浸水・土砂崩れ・断水 静岡県に大きな被害を残した台風15号からあすで1年 ①静岡市油山温泉の今
去年9月県内各地を襲った台風15号。
土砂崩れや浸水など県内各地に大きな被害をもたらしました。
伊地健治アナウンサー:
「崩れたその先を見てみますと、この下には大井川鉄道の線路が走っているんです。その線路も土砂によって完全に埋まってしまっています。」
静岡市清水区の承元寺取水口には大量の流木などが詰まり、最大およそ2週間、6万3000世帯で断水しました。

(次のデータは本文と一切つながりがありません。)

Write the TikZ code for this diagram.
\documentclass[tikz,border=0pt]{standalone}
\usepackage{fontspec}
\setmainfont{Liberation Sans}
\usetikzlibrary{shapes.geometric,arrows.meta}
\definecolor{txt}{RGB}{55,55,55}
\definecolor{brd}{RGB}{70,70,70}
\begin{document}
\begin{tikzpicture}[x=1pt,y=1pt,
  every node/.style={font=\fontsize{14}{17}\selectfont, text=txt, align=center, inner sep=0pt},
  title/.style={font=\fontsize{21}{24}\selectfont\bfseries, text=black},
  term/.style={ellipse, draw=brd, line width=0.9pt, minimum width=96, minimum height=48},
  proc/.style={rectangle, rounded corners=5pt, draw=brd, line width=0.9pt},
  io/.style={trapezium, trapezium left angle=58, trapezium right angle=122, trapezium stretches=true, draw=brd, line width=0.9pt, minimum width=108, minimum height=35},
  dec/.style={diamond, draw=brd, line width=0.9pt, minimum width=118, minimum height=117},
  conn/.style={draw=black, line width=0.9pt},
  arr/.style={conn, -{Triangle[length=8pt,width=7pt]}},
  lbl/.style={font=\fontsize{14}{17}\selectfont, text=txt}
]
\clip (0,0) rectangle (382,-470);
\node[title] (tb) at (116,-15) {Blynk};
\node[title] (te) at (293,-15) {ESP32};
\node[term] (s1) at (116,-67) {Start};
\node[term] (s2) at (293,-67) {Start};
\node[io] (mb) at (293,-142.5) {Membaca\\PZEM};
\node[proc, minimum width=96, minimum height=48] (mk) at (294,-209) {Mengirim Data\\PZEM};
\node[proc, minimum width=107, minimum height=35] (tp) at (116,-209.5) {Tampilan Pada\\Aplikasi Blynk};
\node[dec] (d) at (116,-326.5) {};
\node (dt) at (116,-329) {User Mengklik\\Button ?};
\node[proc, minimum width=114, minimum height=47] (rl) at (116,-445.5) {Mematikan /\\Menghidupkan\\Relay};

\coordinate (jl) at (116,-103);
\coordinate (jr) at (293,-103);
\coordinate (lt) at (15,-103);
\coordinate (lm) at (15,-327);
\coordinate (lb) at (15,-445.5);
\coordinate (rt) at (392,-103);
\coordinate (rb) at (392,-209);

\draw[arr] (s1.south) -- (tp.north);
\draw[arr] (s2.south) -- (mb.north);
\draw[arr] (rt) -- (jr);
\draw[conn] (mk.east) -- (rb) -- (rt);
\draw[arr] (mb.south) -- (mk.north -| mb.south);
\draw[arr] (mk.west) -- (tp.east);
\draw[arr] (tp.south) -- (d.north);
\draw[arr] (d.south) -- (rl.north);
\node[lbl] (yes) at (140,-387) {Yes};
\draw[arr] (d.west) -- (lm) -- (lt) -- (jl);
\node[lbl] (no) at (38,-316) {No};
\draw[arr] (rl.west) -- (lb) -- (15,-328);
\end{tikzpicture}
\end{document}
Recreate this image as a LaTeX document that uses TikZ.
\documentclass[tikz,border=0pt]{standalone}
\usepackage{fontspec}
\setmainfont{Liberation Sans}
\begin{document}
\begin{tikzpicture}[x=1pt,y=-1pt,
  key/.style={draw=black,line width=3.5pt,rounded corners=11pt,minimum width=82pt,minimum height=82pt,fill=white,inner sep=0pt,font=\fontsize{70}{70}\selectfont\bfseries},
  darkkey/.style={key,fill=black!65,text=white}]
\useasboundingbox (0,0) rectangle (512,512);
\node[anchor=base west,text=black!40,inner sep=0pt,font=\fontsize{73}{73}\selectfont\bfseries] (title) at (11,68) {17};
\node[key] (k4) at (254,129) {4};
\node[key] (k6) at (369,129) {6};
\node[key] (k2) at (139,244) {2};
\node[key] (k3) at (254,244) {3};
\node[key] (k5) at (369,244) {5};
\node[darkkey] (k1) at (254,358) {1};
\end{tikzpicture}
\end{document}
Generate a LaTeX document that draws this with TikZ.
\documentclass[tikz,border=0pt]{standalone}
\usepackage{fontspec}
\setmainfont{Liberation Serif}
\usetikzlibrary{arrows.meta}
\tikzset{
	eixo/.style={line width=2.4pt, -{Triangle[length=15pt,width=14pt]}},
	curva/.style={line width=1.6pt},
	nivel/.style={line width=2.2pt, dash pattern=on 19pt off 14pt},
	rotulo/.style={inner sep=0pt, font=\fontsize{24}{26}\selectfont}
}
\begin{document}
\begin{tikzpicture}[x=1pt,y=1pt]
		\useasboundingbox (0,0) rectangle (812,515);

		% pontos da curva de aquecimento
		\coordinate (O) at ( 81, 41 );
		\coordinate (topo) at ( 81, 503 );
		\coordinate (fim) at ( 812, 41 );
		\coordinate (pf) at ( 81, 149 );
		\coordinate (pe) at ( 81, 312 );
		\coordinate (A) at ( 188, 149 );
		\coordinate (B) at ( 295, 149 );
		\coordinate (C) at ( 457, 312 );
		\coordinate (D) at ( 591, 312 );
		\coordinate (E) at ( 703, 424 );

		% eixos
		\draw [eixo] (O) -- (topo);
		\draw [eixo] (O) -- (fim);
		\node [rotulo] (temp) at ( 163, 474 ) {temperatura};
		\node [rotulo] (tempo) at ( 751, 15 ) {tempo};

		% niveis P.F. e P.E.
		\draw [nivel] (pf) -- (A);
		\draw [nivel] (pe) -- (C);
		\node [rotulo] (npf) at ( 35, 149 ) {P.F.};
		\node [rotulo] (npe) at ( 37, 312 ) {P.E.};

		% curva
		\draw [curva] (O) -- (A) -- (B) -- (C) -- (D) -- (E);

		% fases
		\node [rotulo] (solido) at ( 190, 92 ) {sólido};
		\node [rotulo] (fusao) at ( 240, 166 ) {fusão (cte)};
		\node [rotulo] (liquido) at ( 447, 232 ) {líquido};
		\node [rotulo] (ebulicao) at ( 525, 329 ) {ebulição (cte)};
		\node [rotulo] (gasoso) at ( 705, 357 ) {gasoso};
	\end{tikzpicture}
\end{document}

県のまとめによりますと、台風15号で6人が人が亡くなり、20人がけがをしました。
全壊家屋は8棟、半壊・一部損壊の家屋は2400棟以上、床上・床下浸水は4700棟余りに上ります。
油山苑 20日
油山苑 女将 大塚トミ子さん(86):
「どうにかこうにかここまで漕ぎ着けました」
葵区の山間部にある油山地区。
50年以上続く旅館、油山苑では20日新しい冷蔵庫やシンクが厨房に搬入されました。
去年9月23日
去年9月23日の深夜、台風15号の記録的な豪雨によって裏山で土砂崩れが発生しました。

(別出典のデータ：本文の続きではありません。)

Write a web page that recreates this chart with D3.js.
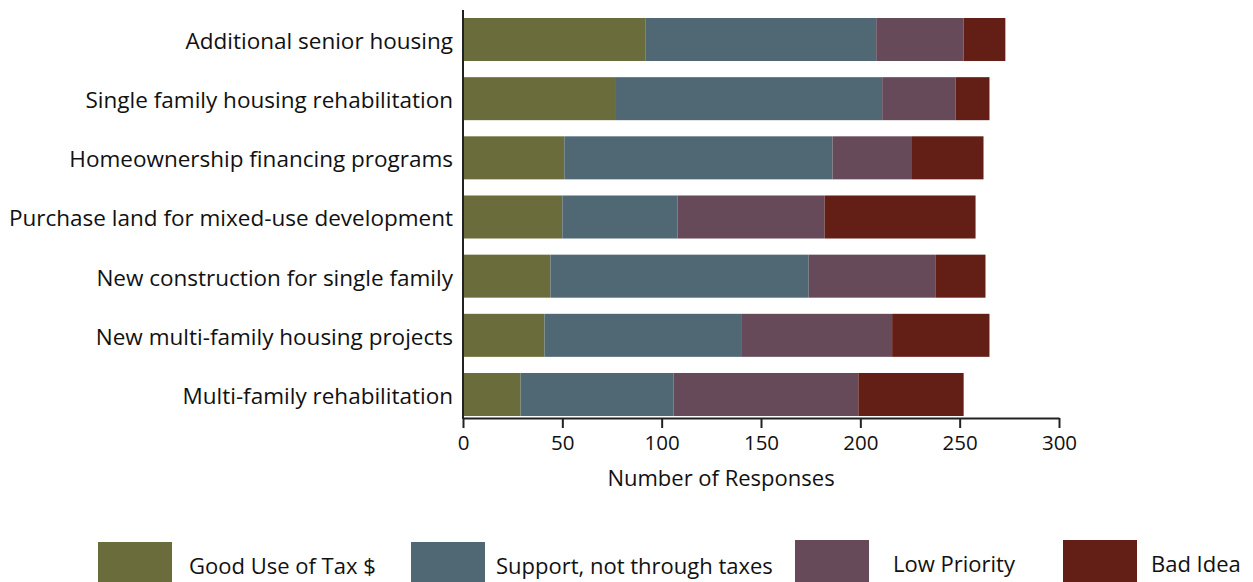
<!DOCTYPE html>
<html><head><meta charset="utf-8">
<script src="https://cdn.jsdelivr.net/npm/d3@7"></script>
<style>body{margin:0;background:#fff;}svg{display:block;}text{font-family:"Open Sans",sans-serif;fill:#111;}</style>
</head><body><svg id="c" width="1253" height="582"></svg>
<script>
const categories = ["Additional senior housing","Single family housing rehabilitation","Homeownership financing programs","Purchase land for mixed-use development","New construction for single family","New multi-family housing projects","Multi-family rehabilitation"];
const seriesNames = ["Good Use of Tax $","Support, not through taxes","Low Priority","Bad Idea"];
const goodUse = [92,77,51,50,44,41,29];
const supportNoTax = [116,134,135,58,130,99,77];
const lowPriority = [44,37,40,74,64,76,93];
const badIdea = [21,17,36,76,25,49,53];
const xTicks = [0,50,100,150,200,250,300];
const colors = ["#6a6d3b","#4f6874","#674a59","#631f15"];

const svg = d3.select("#c");
const x = d3.scaleLinear().domain([0,300]).range([463,1059]);
const y = d3.scaleBand().domain(categories).range([18,416]).paddingInner(0.273).paddingOuter(0);

const rows = categories.map((c,i)=>({cat:c, v:[goodUse[i],supportNoTax[i],lowPriority[i],badIdea[i]]}));
const keys = [0,1,2,3];
const stack = d3.stack().keys(keys).value((d,k)=>d.v[k]);
const layers = stack(rows);

svg.append("g").selectAll("g").data(layers).join("g")
  .attr("fill",(d,i)=>colors[i])
  .selectAll("rect").data(d=>d).join("rect")
  .attr("x",d=>x(d[0])).attr("width",d=>x(d[1])-x(d[0]))
  .attr("y",d=>y(d.data.cat)).attr("height",y.bandwidth());

// x axis
const xa = svg.append("g").attr("transform","translate(0,418)")
  .call(d3.axisBottom(x).tickValues(xTicks).tickSize(10).tickSizeOuter(0));
xa.select(".domain").attr("stroke","#222").attr("stroke-width",2);
xa.selectAll(".tick line").attr("stroke","#222").attr("stroke-width",2);
xa.selectAll(".tick text").attr("font-size",20.5).attr("dy","0.95em").attr("font-family","'Open Sans',sans-serif").attr("fill","#111");

// y axis line
svg.append("line").attr("x1",463).attr("x2",463).attr("y1",10).attr("y2",419).attr("stroke","#222").attr("stroke-width",2);

// category labels
svg.append("g").selectAll("text").data(categories).join("text")
  .attr("x",453).attr("y",d=>y(d)+y.bandwidth()/2).attr("dy","0.42em")
  .attr("text-anchor","end").attr("font-size",22.5).text(d=>d);

svg.append("text").attr("x",721).attr("y",486).attr("text-anchor","middle").attr("font-size",22).text("Number of Responses");

// legend
const legX = [98,411,795,1063];
const legTX = [189,496,893,1151];
const legY = [542,542,540,540];
const lg = svg.append("g");
seriesNames.forEach((n,i)=>{
  lg.append("rect").attr("x",legX[i]).attr("y",legY[i]).attr("width",74).attr("height",42).attr("fill",colors[i]);
  lg.append("text").attr("x",legTX[i]).attr("y",legY[i]+24).attr("dy","0.35em").attr("font-size",22).text(n);
});
</script></body></html>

旅館の脇を流れる川は氾濫し、あふれた泥水がドアを突き破って
流れ込んできたといいます。
油山苑 女将 大塚トミ子さん
「川が全部土砂で埋まって、水の行き場がなくなって、全部うちの中をもう入りたい放題」
当時は片付けに追われ「営業を再開する」ということまで考えられなかったといいます。
油山苑 専務 大塚裕史さん
「もう土砂が流れ込んで、この床からひざ近くまで泥がたまっていて調理器材が散乱している状態でした。その時は見た時は、もうだめかなって思って、とりあえず片付けから入ろうと」
そんな中再建を目指すきっかけを与えてくれたのは、周りの存在でした。
油山苑 専務 大塚祐史さん
「ボランティアの方や友人、リピーターのお客さまが『いつから再開するの?建物残ってるじゃない』とみなさん待っていてくれたんだって」
そして、ある取り組みを始めました。
営業再開へ
油山苑 専務 大塚祐史さん
「クラウドファンディングで(発災から)半年を過ぎたが、多額の支援をいただいて、それくらいみなさんうちを、時間が経っても気にしていただいていた」
1カ月半余りで560万円ほどの支援が集まったのです。
そして、おととい。
綺麗に設備が並んだ厨房を見て思わず笑顔が・・・
「被災直後は本当に泥だらけで今後どうなるかわからなかったんですけど。みなさんのおかげでこんなに綺麗になって、やっと働けるかなと。働く意欲が湧いて楽しみになってきました」
油山苑 女将 大塚トミ子さん
「みなさんに本当に57年間可愛がっていただいて、こんな状態で
ございましたけど。心機一転して頑張っていきたいと思います」
油山苑は、まずは11月に食事処として営業を再開し、宿泊客の受け入れは、来年2月の再開を目指しているということです。